Consumption in India is growing
India is currently the world's fastest-growing economy despite slowing growth in government spending and investment. Consumption is growing rapidly and this was the main driver of development last year.
“India's GDP data for the third quarter of fiscal 2026 (and the fourth quarter of the calendar year) and the second preliminary estimate for fiscal year 2026 exceeded 7.5%, slightly exceeding our expectations. Importantly, the main GDP trends in the new data series are not materially different from those in the old series, suggesting continuity in the growth narrative rather than statistical distortion,” Sujan Hajra, chief economist and executive director at Anand Rathi Group, told Reuters Mumbai.

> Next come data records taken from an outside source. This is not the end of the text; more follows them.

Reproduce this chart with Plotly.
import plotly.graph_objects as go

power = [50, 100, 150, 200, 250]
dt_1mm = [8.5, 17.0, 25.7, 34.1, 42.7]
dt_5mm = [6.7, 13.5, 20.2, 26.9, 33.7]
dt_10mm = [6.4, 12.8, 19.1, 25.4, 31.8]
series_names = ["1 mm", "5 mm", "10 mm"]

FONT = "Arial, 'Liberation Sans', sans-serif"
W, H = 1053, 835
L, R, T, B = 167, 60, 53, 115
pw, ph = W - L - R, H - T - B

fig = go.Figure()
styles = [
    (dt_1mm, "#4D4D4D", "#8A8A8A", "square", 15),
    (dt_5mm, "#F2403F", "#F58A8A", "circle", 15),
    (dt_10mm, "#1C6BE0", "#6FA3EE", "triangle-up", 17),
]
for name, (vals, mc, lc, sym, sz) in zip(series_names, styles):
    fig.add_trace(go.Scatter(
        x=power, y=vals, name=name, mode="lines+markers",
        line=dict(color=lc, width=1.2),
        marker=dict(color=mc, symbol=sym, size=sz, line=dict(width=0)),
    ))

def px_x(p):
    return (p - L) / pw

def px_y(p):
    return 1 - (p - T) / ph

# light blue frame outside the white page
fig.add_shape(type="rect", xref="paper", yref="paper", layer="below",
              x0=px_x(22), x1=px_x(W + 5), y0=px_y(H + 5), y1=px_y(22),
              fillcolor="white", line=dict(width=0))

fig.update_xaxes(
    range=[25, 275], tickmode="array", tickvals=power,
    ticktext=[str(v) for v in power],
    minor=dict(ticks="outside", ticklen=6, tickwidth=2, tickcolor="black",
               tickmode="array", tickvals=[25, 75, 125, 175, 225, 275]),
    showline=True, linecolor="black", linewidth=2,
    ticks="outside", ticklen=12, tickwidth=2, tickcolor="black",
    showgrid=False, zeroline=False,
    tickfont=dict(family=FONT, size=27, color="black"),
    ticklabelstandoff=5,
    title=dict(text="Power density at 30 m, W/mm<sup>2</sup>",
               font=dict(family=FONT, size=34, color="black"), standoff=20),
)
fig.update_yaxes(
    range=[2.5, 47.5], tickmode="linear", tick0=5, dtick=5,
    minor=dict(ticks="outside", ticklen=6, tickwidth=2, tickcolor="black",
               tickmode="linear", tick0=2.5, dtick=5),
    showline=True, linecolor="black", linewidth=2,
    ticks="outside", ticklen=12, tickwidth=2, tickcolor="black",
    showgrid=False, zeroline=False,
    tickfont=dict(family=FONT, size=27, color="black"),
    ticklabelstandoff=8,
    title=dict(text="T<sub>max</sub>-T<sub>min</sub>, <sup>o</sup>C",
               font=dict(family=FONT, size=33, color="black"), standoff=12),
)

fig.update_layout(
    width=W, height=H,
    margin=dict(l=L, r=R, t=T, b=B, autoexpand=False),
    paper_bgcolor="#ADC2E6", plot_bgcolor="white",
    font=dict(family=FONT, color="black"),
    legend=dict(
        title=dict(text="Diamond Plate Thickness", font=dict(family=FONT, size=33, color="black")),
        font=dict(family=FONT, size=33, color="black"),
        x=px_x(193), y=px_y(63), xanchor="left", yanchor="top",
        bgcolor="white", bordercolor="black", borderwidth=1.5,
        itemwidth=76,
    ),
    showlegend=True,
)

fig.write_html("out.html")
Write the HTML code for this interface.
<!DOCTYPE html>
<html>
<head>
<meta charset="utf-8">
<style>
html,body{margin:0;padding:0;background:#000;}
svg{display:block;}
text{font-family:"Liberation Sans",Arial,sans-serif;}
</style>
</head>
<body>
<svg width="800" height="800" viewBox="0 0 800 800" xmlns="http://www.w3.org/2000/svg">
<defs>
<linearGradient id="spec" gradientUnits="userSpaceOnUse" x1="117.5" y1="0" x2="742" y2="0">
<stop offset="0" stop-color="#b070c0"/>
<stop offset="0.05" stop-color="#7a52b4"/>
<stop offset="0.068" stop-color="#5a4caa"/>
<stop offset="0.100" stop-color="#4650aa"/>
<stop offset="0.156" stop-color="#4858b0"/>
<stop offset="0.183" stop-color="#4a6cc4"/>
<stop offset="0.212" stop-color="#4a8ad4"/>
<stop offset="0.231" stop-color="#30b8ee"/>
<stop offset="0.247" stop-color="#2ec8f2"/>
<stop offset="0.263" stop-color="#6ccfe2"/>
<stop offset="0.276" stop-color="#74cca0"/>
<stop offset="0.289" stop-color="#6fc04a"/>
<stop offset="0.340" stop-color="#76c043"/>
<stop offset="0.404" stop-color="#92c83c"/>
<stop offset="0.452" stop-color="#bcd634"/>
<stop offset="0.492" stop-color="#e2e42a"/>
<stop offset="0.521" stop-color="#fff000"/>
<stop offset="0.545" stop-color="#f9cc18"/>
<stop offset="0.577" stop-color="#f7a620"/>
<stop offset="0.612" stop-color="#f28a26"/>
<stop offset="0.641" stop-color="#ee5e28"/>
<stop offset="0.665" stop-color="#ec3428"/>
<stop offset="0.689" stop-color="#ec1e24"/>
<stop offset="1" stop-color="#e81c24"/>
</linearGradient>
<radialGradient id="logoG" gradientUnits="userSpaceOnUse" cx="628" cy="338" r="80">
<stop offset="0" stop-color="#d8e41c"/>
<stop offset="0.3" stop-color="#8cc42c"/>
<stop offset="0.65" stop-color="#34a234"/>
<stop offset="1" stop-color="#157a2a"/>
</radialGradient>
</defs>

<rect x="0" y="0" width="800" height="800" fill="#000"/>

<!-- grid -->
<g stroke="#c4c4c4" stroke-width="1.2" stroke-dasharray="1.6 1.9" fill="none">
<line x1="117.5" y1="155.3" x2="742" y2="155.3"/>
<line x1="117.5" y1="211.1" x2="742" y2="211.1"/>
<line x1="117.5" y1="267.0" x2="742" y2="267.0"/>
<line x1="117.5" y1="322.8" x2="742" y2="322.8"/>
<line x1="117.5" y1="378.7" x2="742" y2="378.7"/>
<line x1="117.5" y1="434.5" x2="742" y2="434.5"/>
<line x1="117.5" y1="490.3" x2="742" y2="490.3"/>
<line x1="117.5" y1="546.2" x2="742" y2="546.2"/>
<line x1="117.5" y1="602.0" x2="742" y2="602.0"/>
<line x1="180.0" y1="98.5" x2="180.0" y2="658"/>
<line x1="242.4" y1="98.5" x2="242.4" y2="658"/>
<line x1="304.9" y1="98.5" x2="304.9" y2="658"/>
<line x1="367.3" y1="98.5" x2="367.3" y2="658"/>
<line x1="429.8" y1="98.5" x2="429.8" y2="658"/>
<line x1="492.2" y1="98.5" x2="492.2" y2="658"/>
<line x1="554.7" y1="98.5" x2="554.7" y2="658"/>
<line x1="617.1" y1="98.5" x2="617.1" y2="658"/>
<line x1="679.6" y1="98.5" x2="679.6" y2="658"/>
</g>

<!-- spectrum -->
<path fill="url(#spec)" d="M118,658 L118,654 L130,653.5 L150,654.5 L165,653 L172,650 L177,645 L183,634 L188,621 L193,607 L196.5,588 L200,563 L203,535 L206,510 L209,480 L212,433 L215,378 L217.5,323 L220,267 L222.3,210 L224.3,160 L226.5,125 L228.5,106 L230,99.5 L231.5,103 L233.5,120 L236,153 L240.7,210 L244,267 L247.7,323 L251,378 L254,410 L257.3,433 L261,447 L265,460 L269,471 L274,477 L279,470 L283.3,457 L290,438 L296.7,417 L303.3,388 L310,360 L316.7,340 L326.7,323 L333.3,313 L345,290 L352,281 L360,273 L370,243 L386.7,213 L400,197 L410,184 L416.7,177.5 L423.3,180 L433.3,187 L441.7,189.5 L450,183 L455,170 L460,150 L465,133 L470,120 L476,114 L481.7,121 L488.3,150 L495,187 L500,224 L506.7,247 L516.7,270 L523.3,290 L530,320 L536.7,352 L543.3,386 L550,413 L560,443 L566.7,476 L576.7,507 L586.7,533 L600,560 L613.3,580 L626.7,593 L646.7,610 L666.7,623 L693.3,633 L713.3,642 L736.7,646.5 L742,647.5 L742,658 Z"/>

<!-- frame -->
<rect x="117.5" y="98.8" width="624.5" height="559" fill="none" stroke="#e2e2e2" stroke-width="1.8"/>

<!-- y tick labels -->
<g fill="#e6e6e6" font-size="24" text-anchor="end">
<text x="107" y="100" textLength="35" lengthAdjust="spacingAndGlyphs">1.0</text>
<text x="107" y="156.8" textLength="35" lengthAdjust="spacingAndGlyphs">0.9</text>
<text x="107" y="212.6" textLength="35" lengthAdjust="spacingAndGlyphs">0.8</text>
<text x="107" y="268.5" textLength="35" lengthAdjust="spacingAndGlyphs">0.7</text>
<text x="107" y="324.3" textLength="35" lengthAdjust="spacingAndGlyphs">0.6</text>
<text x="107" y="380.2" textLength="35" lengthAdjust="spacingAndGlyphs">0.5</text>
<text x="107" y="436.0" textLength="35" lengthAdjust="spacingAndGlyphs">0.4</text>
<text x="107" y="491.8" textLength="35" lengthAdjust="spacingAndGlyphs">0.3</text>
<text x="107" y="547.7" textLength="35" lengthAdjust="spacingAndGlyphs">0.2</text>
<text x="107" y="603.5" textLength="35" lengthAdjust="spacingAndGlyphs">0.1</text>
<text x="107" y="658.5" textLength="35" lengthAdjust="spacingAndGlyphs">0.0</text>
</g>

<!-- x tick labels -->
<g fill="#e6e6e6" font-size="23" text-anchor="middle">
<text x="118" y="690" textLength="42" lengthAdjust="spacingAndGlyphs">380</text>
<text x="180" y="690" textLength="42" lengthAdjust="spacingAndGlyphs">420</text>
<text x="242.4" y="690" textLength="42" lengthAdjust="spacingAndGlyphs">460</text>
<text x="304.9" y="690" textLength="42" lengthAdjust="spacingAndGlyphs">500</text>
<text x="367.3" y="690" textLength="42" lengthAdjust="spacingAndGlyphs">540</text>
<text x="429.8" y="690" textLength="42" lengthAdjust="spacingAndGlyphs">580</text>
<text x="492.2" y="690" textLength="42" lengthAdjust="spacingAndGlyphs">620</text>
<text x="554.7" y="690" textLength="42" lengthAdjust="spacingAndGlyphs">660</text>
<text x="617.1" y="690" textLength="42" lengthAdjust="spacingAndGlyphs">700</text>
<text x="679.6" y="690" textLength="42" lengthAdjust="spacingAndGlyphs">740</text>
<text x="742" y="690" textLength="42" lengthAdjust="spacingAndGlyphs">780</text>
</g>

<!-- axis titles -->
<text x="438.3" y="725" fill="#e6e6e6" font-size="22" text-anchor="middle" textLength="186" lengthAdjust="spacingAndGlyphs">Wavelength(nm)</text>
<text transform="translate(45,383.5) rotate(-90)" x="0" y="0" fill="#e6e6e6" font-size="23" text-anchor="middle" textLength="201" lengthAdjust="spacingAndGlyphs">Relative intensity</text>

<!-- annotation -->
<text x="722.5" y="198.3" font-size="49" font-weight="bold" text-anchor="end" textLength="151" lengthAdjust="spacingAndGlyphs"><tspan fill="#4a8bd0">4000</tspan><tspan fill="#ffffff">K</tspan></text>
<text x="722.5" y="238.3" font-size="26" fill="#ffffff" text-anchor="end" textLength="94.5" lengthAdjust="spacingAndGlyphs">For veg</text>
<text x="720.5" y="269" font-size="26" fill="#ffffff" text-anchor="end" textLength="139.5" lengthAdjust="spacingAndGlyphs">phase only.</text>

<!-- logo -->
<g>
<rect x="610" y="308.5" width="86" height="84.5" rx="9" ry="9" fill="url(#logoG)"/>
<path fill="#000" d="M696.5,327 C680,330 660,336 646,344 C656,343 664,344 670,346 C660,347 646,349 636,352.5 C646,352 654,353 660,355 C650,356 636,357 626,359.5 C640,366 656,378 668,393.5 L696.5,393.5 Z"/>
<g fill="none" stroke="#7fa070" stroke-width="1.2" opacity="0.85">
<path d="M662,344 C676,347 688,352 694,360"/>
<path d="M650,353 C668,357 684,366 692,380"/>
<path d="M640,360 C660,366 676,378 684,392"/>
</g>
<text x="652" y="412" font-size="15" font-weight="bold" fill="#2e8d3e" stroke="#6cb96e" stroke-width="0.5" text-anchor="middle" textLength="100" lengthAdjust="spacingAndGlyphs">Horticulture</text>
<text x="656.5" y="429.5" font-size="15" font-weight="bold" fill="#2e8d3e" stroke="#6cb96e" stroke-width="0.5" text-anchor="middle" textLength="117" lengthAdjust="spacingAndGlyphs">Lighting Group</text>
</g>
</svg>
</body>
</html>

“These better-than-expected data have clear market implications. In the case of stocks, a better growth impulse strengthens corporate earnings prospects, especially in cyclical and domestic demand-oriented sectors. In the case of the debt market, stronger real growth – even with moderate nominal expansion – improves the prospects for public finances, supporting tax collections and reducing the risk of fiscal slippage,” he said.
Alexandra Hermann, chief economist at Oxford Economics from the UK, pointed out that strong demand driving up core inflation increases the risk of a rate increase before the end of 2026. This may slow down further growth and the fight for higher places in the global hierarchy.